The way I see it I have a few options:

1. leave things as they are and hope that over the next week or two it ferements out

2. increase the temperature a few degrees and get things going.

3. throw an actively fermenting nottingham starter in there to eat up the fermentables.



OK beer experts...what to do with this one..........




13.00 lb Pale Malt, Maris Otter (3.0 SRM) Grain 85.25 %
1.00 lb Caramel/Crystal Malt - 60L (60.0 SRM) Grain 6.56 %
1.00 lb Red Wheat (3.3 SRM) Grain 6.56 %
0.25 lb Chocolate Malt (350.0 SRM) Grain 1.64 %
0.50 oz Summit [18.00 %] (60 min) Hops 23.1 IBU
1.00 oz Summit [18.00 %] (Dry Hop 14 days) Hops -
0.50 oz Summit [18.00 %] (60 min) (First Wort Hop) Hops 25.4 IBU
0.50 oz Summit [18.00 %] (15 min) Hops 11.5 IBU
0.50 oz Summit [18.00 %] (10 min) Hops 8.4 IBU
0.50 oz Summit [18.00 %] (5 min) Hops 4.6 IBU

Beer Profile
Measured Original Gravity: 1.063 SG
Bitterness: 73.1 IBU
Est Color: 15.1 SRM

looks tasty doesn't it? mmmmmm....marris otter.
If I may offer some advise that was given to me which has reduced my brewing stresses considerably.

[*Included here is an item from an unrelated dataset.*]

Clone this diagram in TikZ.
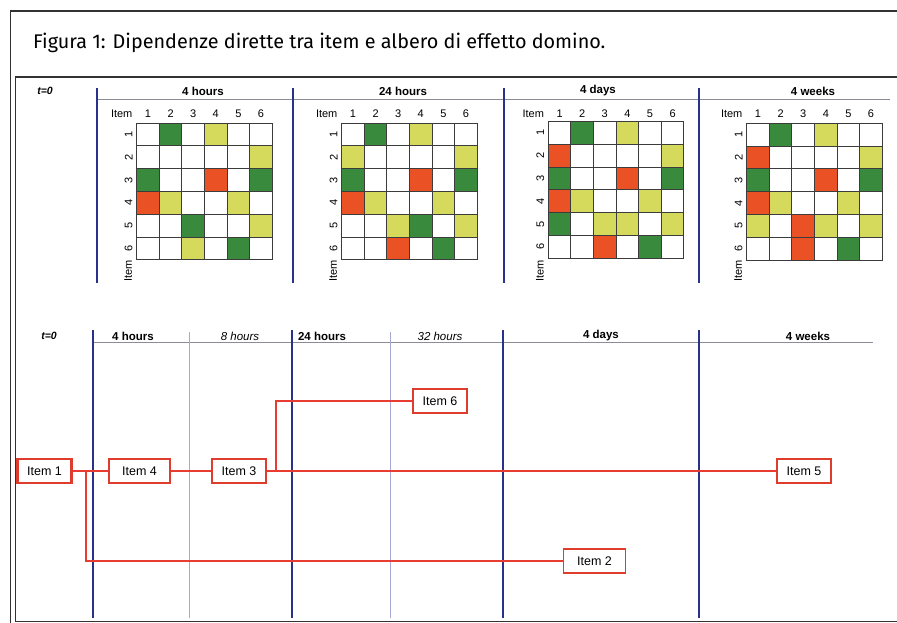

Do not test your gravity before your beer looks ready to bottle. This may seem completely wrong to you, but it will accomplish some of the following:

1) You will not have to sanitise your wine thief
2) There will beLess risk of oxygen near your beer you are not opening your carboy
3) less work for you
4) Your anxiety level will reduce, and you will just relax more and let your ferment complete on its own.
5) If you are like me, I am certain my hairline has been receding at half the rate as it was when I tested my beer often.

Seriously, unless you are racking to a secondary for a lager, or you are trying to rush your ferment why bother even testing until your beer looks ready to bottle/keg. Just putting it out there!